To explain how we make this, we'll split the project in 4 steps:
- Step 1: Make the box.
- Step 2: Solder the circuit.
- Step 3: Put the lights.
- Step 4: Make the code.
To make the project we use:
- 1 Arduino Leonardo.
- 1 Strip board.
- 1 Microphone.
- 1 Terminal block.
- 24 White leds.
- Some RGB LED stipt light.
- Some wood.
If you need to amplify the output signal from the microphone:
- 1 2N2222A transistor.
- 2 110nF Capacitors.
- 2 10k Resistors.
- 1 100k Potentiometer.
If you need to use a voltage regulator:
- 1 7805 Voltage regulator.
- 1 330nF Capacitor.
- 1 110nF Capacitor.
Step 1: Make the Box.
First of all is to make the wood box, you can buy or recycle one if you want.
The process to make the box is:
- Mark the dimensions in the wood.
- Cut the pieces and sand down them.
- Make the holes with a drill.
- Paint the pieces.
- Join the pieces with wood glue or silicone.

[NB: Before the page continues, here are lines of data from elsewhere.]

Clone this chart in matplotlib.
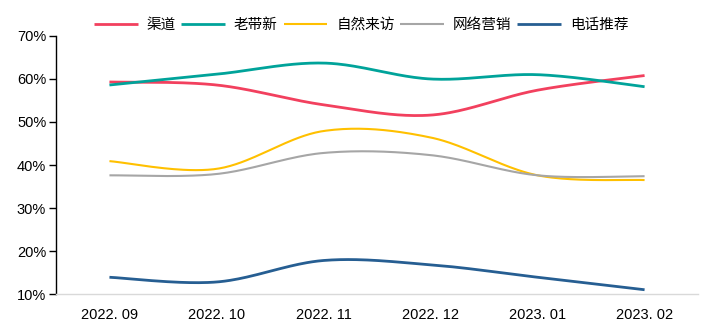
import numpy as np
import matplotlib.pyplot as plt
from matplotlib.ticker import PercentFormatter

plt.rcParams['font.family'] = ['Noto Sans CJK SC', 'DejaVu Sans']

# Monthly share of customers by source (%)
months = ['2022. 09', '2022. 10', '2022. 11', '2022. 12', '2023. 01', '2023. 02']
qudao = [59.3, 58.6, 54.0, 51.6, 57.4, 60.8]
laodaixin = [58.6, 61.1, 63.7, 60.0, 61.0, 58.2]
ziran = [40.9, 39.1, 47.9, 46.4, 37.6, 36.5]
wangluo = [37.6, 37.9, 42.8, 42.3, 37.6, 37.4]
dianhua = [13.9, 12.8, 17.8, 16.8, 13.9, 11.0]

series = [
    ('渠道', qudao, '#F2405E', 2.0),
    ('老带新', laodaixin, '#00A39A', 2.0),
    ('自然来访', ziran, '#FFC000', 1.5),
    ('网络营销', wangluo, '#A6A6A6', 1.5),
    ('电话推荐', dianhua, '#265E92', 2.0),
]


def smooth(x, y, n=40):
    # Catmull-Rom style bezier through the points, like a spreadsheet "smoothed line"
    x = np.asarray(x, float)
    y = np.asarray(y, float)
    px = np.concatenate([[x[0]], x, [x[-1]]])
    py = np.concatenate([[y[0]], y, [y[-1]]])
    xs, ys = [], []
    t = np.linspace(0, 1, n)
    for i in range(1, len(px) - 2):
        p0 = np.array([px[i], py[i]])
        p3 = np.array([px[i + 1], py[i + 1]])
        p1 = p0 + (np.array([px[i + 1], py[i + 1]]) - np.array([px[i - 1], py[i - 1]])) / 6
        p2 = p3 - (np.array([px[i + 2], py[i + 2]]) - np.array([px[i], py[i]])) / 6
        b = ((1 - t) ** 3)[:, None] * p0 + (3 * (1 - t) ** 2 * t)[:, None] * p1 \
            + (3 * (1 - t) * t ** 2)[:, None] * p2 + (t ** 3)[:, None] * p3
        xs.extend(b[:, 0])
        ys.extend(b[:, 1])
    return xs, ys


fig = plt.figure(figsize=(7.08, 3.33), dpi=100)
ax = fig.add_axes([0.079, 0.117, 0.907, 0.775])

x = np.arange(len(months))
for name, vals, color, lw in series:
    sx, sy = smooth(x, vals)
    ax.plot(sx, sy, color=color, lw=lw, label=name, solid_capstyle='butt')

ax.set_xlim(-0.5, len(months) - 0.5)
ax.set_ylim(10, 70)
ax.set_yticks(np.arange(10, 71, 10))
ax.yaxis.set_major_formatter(PercentFormatter(decimals=0))
ax.set_xticks(x)
ax.set_xticklabels(months)
for lab in ax.get_xticklabels() + ax.get_yticklabels():
    lab.set_family('Liberation Sans')

ax.spines['top'].set_visible(False)
ax.spines['right'].set_visible(False)
ax.spines['left'].set_color('black')
ax.spines['left'].set_linewidth(1.0)
ax.spines['bottom'].set_color('#D9D9D9')
ax.spines['bottom'].set_linewidth(1.0)
ax.tick_params(axis='y', direction='out', length=5, width=1, labelsize=10.5, pad=2, colors='black')
ax.tick_params(axis='x', length=0, labelsize=10.5, pad=10)

ax.legend(loc='center', bbox_to_anchor=(0.51, 1 - 25 / 333), bbox_transform=fig.transFigure,
          ncol=5, frameon=False, fontsize=10.5, handlelength=3.0, handletextpad=0.6,
          columnspacing=0.4)

fig.savefig('out.png', dpi=100, facecolor='white')
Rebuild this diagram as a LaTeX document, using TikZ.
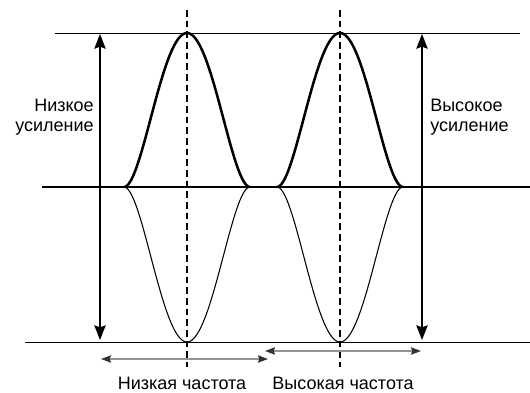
\documentclass[tikz,border=0pt]{standalone}
\usepackage{fontspec}
\setmainfont{Liberation Sans}
\usetikzlibrary{arrows.meta}

\tikzset{
    gainarrow/.style={line width=1.3pt, {Stealth[length=11pt,width=8.5pt,inset=1.5pt]}-{Stealth[length=11pt,width=8.5pt,inset=1.5pt]}},
    freqarrow/.style={line width=1.2pt, gray!85, {Stealth[length=7.5pt,width=5.5pt,inset=1pt,black!80]}-{Stealth[length=7.5pt,width=5.5pt,inset=1pt,black!80]}},
    guide/.style={line width=1pt, dash pattern=on 5pt off 3pt},
    label/.style={font=\fontsize{13.5}{15}\selectfont, align=center, inner sep=0pt}
}

\begin{document}
\begin{tikzpicture}[x=0.75pt, y=-0.75pt]
    \useasboundingbox (0,0) rectangle (530,392);

    % Reference levels
    \draw[line width=0.7pt] (55,33) -- (520,33);
    \draw[line width=2.1pt] (42,187) -- (530,187);
    \draw[line width=0.7pt] (25,342) -- (530,342);

    % Centre lines of the two pulses
    \foreach \c in {187, 340} {
        \draw[guide] (\c,10) -- (\c,367);
    }

    % Pulses: thick above the axis, thin mirror below
    \foreach \c in {187, 340} {
        \draw[line width=1.9pt] plot[domain=-63:63, samples=81, smooth]
            ({\c+\x}, {187-154*(1-(\x/63)*(\x/63))*(1-(\x/63)*(\x/63))});
        \draw[line width=0.8pt] plot[domain=-63:63, samples=81, smooth]
            ({\c+\x}, {187+155*(1-(\x/63)*(\x/63))*(1-(\x/63)*(\x/63))});
    }

    % Gain arrows
    \coordinate (lowTop) at (100,34);
    \coordinate (lowBot) at (100,340);
    \coordinate (highTop) at (422,34);
    \coordinate (highBot) at (422,340);
    \draw[gainarrow] (lowBot) -- (lowTop);
    \draw[gainarrow] (highBot) -- (highTop);

    \node[label, align=right, anchor=east] (lowGain) at (94,117) {Низкое\\усиление};
    \node[label, align=left, anchor=west] (highGain) at (430,117) {Высокое\\усиление};

    % Frequency spans
    \coordinate (lowL) at (101,359);
    \coordinate (lowR) at (268,359);
    \coordinate (highL) at (265,351);
    \coordinate (highR) at (421,351);
    \draw[freqarrow] (lowL) -- (lowR);
    \draw[freqarrow] (highL) -- (highR);

    \node[label] (lowFreq) at (182,383) {Низкая частота};
    \node[label] (highFreq) at (343,383) {Высокая частота};
\end{tikzpicture}
\end{document}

- Use a hinge to join the top one.
Step 2: Solder the Circuit.
As we need to amplify the output signal from the microphone, we include an amplifier.
The 100k potentiometer is used to regulate the gain of the amlifier.
Some LED stript light needs 12V to work correctly so we use a 7805 voltage regulator. Now we can use 12V in the LED strip and 5V in the rest of components.
In the images we show you the schematic of the circuit that we solder.
Step 3: Put the Lights.
We solder 2 squares with 12 LED to put in the holes that we drilled in the box. Between the squares we add 6 LED strip with 6 LED each one.
In the schematic we show how to connect LEDs with Arduino and DC regulator.
Step 4: Make the Code.
As we said in the introduction we want to use one different colour for each frequency band. We use the FFT Arduino library to calculate the Fourier Transform of the signal that we read from the microphone. In the code we set the point to calculate the Fourier Transform at 64 so we take an output of 32 bits with the amplitude for each frequency band.
We can't use the first and second band because their are so noisy. We use the 3...6 band to turn on the white colour, 7...14 band to turn on the red one, 16...23 to turn on the green one and the last 8 bands to turn on the blue one.